WBOアジア・パシフィック・スーパーウエルター級王者井上岳志(31=ワールドスポーツ)が敵地でWBO世界同級1位ティム・チュー(27=オーストラリア)に敗れた。

日本未公認王座のWBOグローバル同級王者でもあるチューに挑戦し、0-3の判定負けを喫した。WBO世界同級6位でもある井上にとって世界ランカー対決。「簡単に勝てるとは思っていない。
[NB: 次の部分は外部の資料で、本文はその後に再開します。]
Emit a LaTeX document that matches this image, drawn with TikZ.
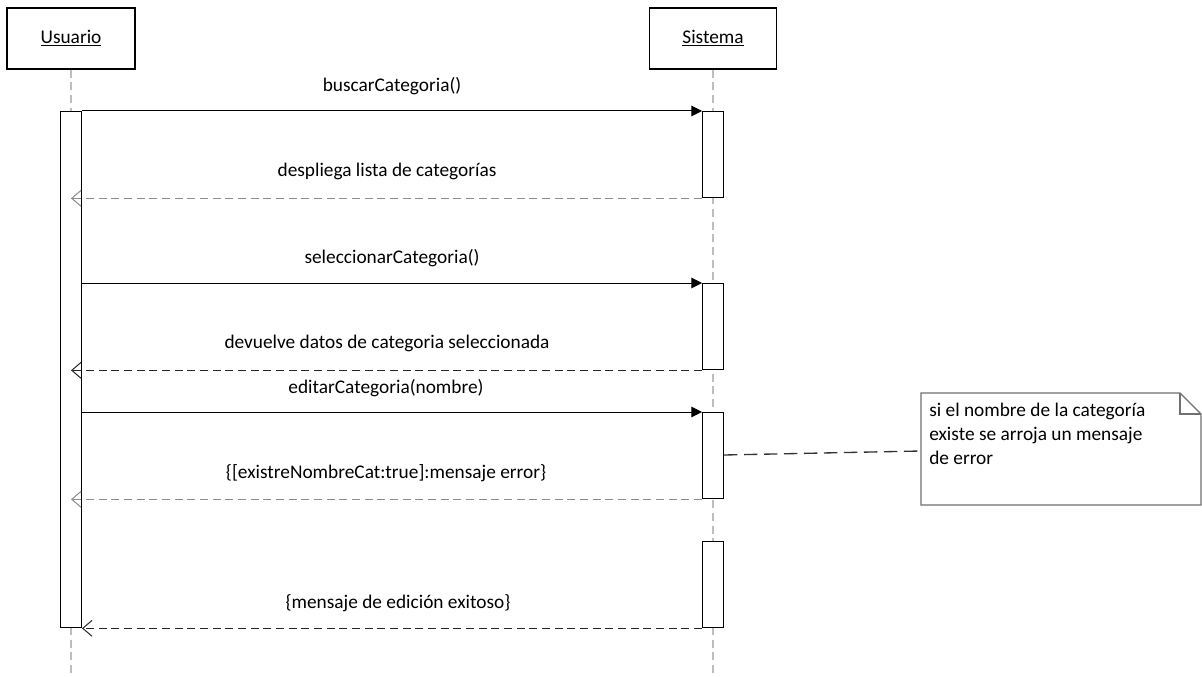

中盤から終盤にKOで勝つ」とアウェーでの戦い方を意識しながら、世界前哨戦として臨んだ1戦だった。

元3団体統一スーパーライト級王者コンスタンチン・チューを父に持つ地元の人気スター選手のプレッシャーを序盤から受けた。前に出てくるチューに手数多く攻められた井上は、ガードを固め、カウンターを仕掛けた。4回にはコーナーに追い詰められ、右ストレートや右アッパーを浴びた。5回にはチューのラッシュで後退。6回には左フックで反撃したが、ボディーブローなどパワフルな強打に対抗できなかった。

9回以降、疲労のみえてきたチューに対し、井上は連打で応戦。終盤にかけて粘りのファイトをみせたが、最終12回にスリップ気味にバランスを崩してダウン。最後まで主導権を握れなかった。スーパーウエルター級でWBO1位、IBF、WBCでは3位に入る世界トップの強豪チューの保持する王座を奪うことはできなかった。